Personal information
- Born: 26 May 1996 (age 28) Sydney, Australia
- Height: 5 ft 9 in (1.75 m)
- Weight: 161 lb (73 kg; 11.5 st)
- Sporting nationality: Australia
- Residence: Nashville, Tennessee, U.S.

Career
- Turned professional: 2017
- Current tour(s): PGA Tour
- Former tour(s): PGA Tour of Australasia Korn Ferry Tour PGA Tour Latinoamérica
- Professional wins: 1

Number of wins by tour
- Korn Ferry Tour: 1

= Harrison Endycott =

Australian professional golfer (born 1996)

Harrison Endycott (born 26 May 1996) is an Australian professional golfer and PGA Tour player.

==Amateur career==
In 2016, Endycott was part of the Australian team who won the Eisenhower Trophy in Mexico. The Australian team won the 2016 event by 19 strokes after Cameron Davis and Curtis Luck finished top-two in the individual event.

==Professional career==
Endycott turned professional in late 2017 and joined the PGA Tour of Australasia, where he lost a playoff at the 2018 Oates Vic Open. In 2019, he was runner-up at the Queensland PGA Championship behind Daniel Nisbet.

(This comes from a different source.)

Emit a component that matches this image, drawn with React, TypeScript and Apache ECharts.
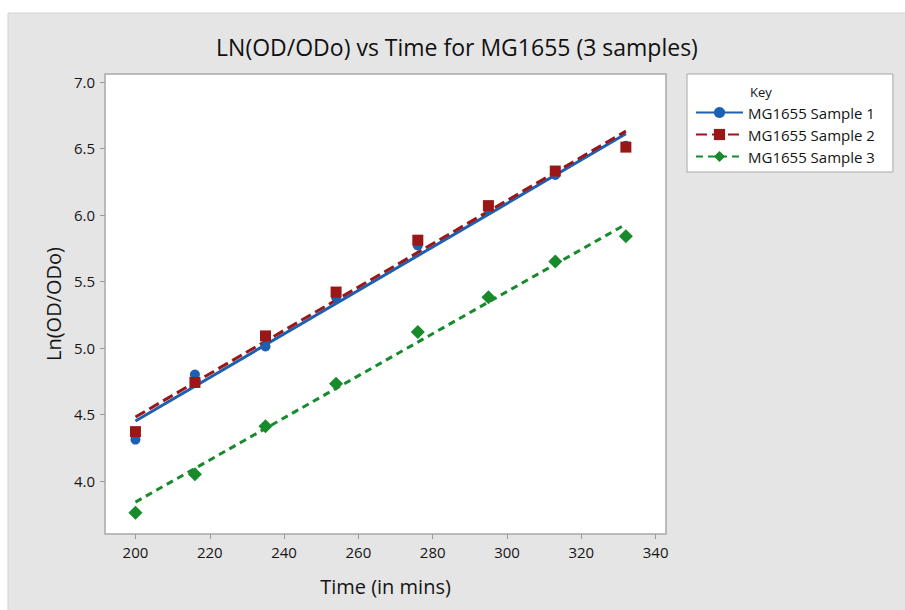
import React, { useEffect, useRef } from "react";
import * as echarts from "echarts";

const times = [200, 216, 235, 254, 276, 295, 313, 332];
const sample1 = [4.31, 4.8, 5.01, 5.38, 5.77, 6.04, 6.3, 6.52];
const sample2 = [4.37, 4.74, 5.09, 5.42, 5.81, 6.07, 6.33, 6.51];
const sample3 = [3.76, 4.05, 4.41, 4.73, 5.12, 5.38, 5.65, 5.84];

const fitX = [200, 332];
const fit1 = [4.45, 6.61];
const fit2 = [4.48, 6.63];
const fit3 = [3.84, 5.93];

const seriesNames = ["MG1655 Sample 1", "MG1655 Sample 2", "MG1655 Sample 3"];
const xTicks = [200, 220, 240, 260, 280, 300, 320, 340];
const yTicks = [4.0, 4.5, 5.0, 5.5, 6.0, 6.5, 7.0];

const BLUE = "#1d5fb0";
const RED = "#9b1717";
const GREEN = "#178a2c";
const FONT = "Open Sans";
const TXT = "#151515";

function pairs(xs: number[], ys: number[]) {
  return xs.map((x, i) => [x, ys[i]]);
}

export default function App() {
  const ref = useRef<HTMLDivElement>(null);
  useEffect(() => {
    document.body.style.margin = "0";
    const chart = echarts.init(ref.current!, null, { renderer: "svg" });
    const fits = [fit1, fit2, fit3];
    const pts = [sample1, sample2, sample3];
    const colors = [BLUE, RED, GREEN];
    const symbols = ["circle", "rect", "diamond"];
    const symSizes = [10, 11, 14];
    const dashes: any[] = ["solid", [11, 5], [7, 5]];
    const series: any[] = [];
    for (let i = 0; i < 3; i++) {
      series.push({
        name: seriesNames[i],
        type: "line",
        data: pairs(fitX, fits[i]),
        symbol: symbols[i],
        showSymbol: false,
        symbolSize: symSizes[i],
        itemStyle: { color: colors[i] },
        lineStyle: { color: colors[i], width: 3, type: dashes[i] },
        z: 2 + i * 0.1,
        silent: true,
      });
    }
    for (let i = 0; i < 3; i++) {
      series.push({
        name: seriesNames[i] + " data",
        type: "scatter",
        data: pairs(times, pts[i]),
        symbol: symbols[i],
        symbolSize: symSizes[i],
        itemStyle: { color: colors[i], opacity: 1 },
        z: 3 + i * 0.1,
      });
    }
    chart.setOption({
      animation: false,
      backgroundColor: "#ffffff",
      textStyle: { fontFamily: FONT },
      title: {
        text: "LN(OD/ODo) vs Time for MG1655 (3 samples)",
        left: 452,
        textAlign: "center",
        top: 30,
        textStyle: { fontFamily: FONT, fontSize: 23, fontWeight: "normal", color: "#111" },
      },
      graphic: [
        {
          type: "rect",
          z: -10,
          shape: { x: 8, y: 13, width: 900, height: 600 },
          style: { fill: "#e5e5e5", stroke: "#d2d2d2", lineWidth: 1 },
          silent: true,
        },
        {
          type: "text",
          left: 750,
          top: 85,
          z: 100,
          style: { text: "Key", fontFamily: FONT, fontSize: 13, fill: TXT },
        },
      ],
      legend: {
        data: seriesNames,
        orient: "vertical",
        left: 687,
        top: 74,
        padding: [31, 18, 8, 8],
        itemWidth: 47,
        itemHeight: 14,
        itemGap: 7,
        backgroundColor: "#ffffff",
        borderColor: "#a8a8a8",
        borderWidth: 1,
        borderRadius: 0,
        selectedMode: false,
        textStyle: { fontFamily: FONT, fontSize: 15, color: TXT },
      },
      grid: {
        show: true,
        left: 105,
        top: 74,
        right: 239,
        bottom: 76,
        backgroundColor: "#ffffff",
        borderColor: "#a8a8a8",
        borderWidth: 1.5,
      },
      xAxis: {
        type: "value",
        min: 191.8,
        max: 342.8,
        name: "Time (in mins)",
        nameLocation: "middle",
        nameGap: 42,
        nameTextStyle: { fontFamily: FONT, fontSize: 20, color: TXT },
        axisLine: { show: false },
        splitLine: { show: false },
        axisTick: { show: true, customValues: xTicks, length: 5, lineStyle: { color: "#999" } },
        axisLabel: { customValues: xTicks, fontFamily: FONT, fontSize: 15, color: TXT, margin: 10 },
      },
      yAxis: {
        type: "value",
        min: 3.6,
        max: 7.06,
        name: "Ln(OD/ODo)",
        nameLocation: "middle",
        nameGap: 40,
        nameTextStyle: { fontFamily: FONT, fontSize: 20, color: TXT },
        axisLine: { show: false },
        splitLine: { show: false },
        axisTick: { show: true, customValues: yTicks, length: 5, lineStyle: { color: "#999" } },
        axisLabel: {
          customValues: yTicks,
          fontFamily: FONT,
          fontSize: 15,
          color: TXT,
          margin: 10,
          formatter: (v: number) => v.toFixed(1),
        },
      },
      series,
    });
    return () => chart.dispose();
  }, []);
  return <div ref={ref} style={{ width: 905, height: 610 }} />;
}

Endycott played on the PGA Tour Latinoamérica in 2018 and 2019, where he was runner-up at the 2018 Brazil Open, a stroke behind Marcelo Rozo.

In 2020, he joined the Korn Ferry Tour, where he won the 2022 Huntsville Championship, which helped him finish 21st in the rankings to graduate to the 2023 PGA Tour. He finished 129th on the FedEx Cup rankings but won the 2023 Q-School to keep full status for 2024.

==Amateur wins==
- 2015 Avondale Amateur
- 2016 Lake Macquarie Amateur, Avondale Amateur, Riversdale Cup, South Australia Amateur Classic, Porter Cup

Source:

==Professional wins (1)==
===Korn Ferry Tour wins (1)===

| No. | Date | Tournament | Winning score | Margin of victory | Runner-up |
|---|---|---|---|---|---|
| 1 | 1 May 2022 | Huntsville Championship | −16 (63-67-64-70=264) | 5 strokes | ENG Ben Taylor |

==Playoff record==
PGA Tour of Australasia playoff record (0–1)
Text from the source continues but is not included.